Written and directed by Paul Weitz (American Dreamz), Being Flynn is an adaptation of Nick Flynn's 2004 memoir Another Bullshit Night in Suck City, which explored the author's pivotal experience working at the Boston homeless shelter where his down-and-out dad Jonathan was a frequent guest. In the movie, Paul Dano and Robert De Niro play hipster-fuckup son and bigoted ex-con prodigal father. De Niro might as well be wearing a mirrored sandwich board in his every scene opposite Dano, as the theatrics of his dissolving mental state are so blatantly a device to force Nick to confront his own demons and fears (his mom's suicide, his escalating addictions, his inability to commit to either women nor career) by looking at himself reflected in his father. This subtext is turned into text in a climactic confrontation scene: "You are me! I made you!" Jonathan yells at Nick.

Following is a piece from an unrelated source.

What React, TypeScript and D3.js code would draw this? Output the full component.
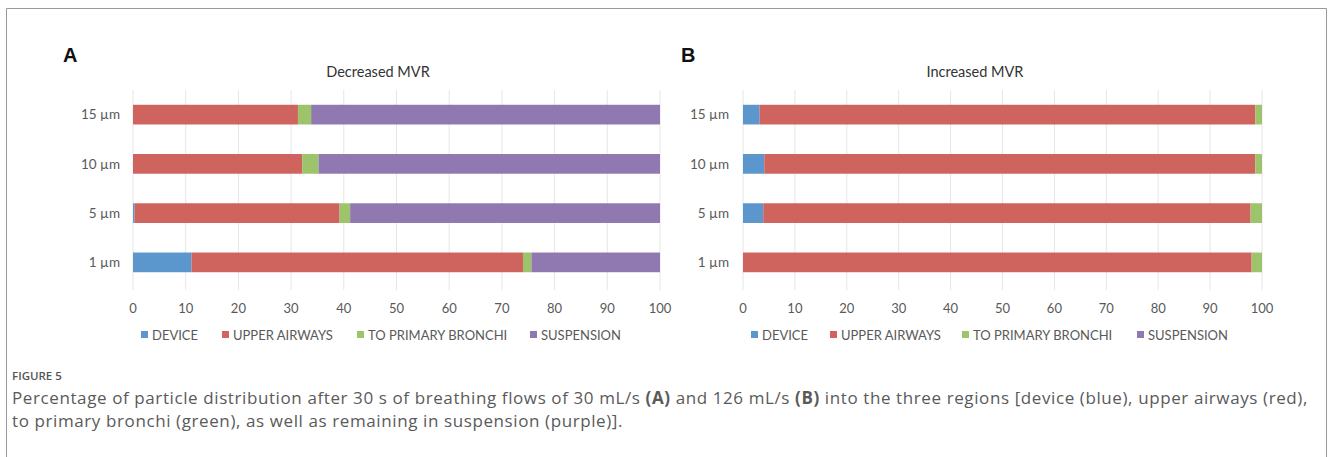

The son's response? "No, I'm not!" Being Flynn is as overedited as your standard contemporary shoot-em-up. What the actors are unable to get across emotionally (which is a lot; Dano and De Niro, both of them all big, actorly tics, often seem like they were filmed in different rooms), Weitz hammers home via near-constant music. A welcome-to-the-shelter montage riding along on a breezy source cue? Uh, sure, OK. A major character's suicide dramatized via what amounts to a Badly Drawn Boy music video? Yikes.
De Niro is in a room of his own.
Opens Fri., March 16 at Harvard Exit. Rated R. 102 minutes.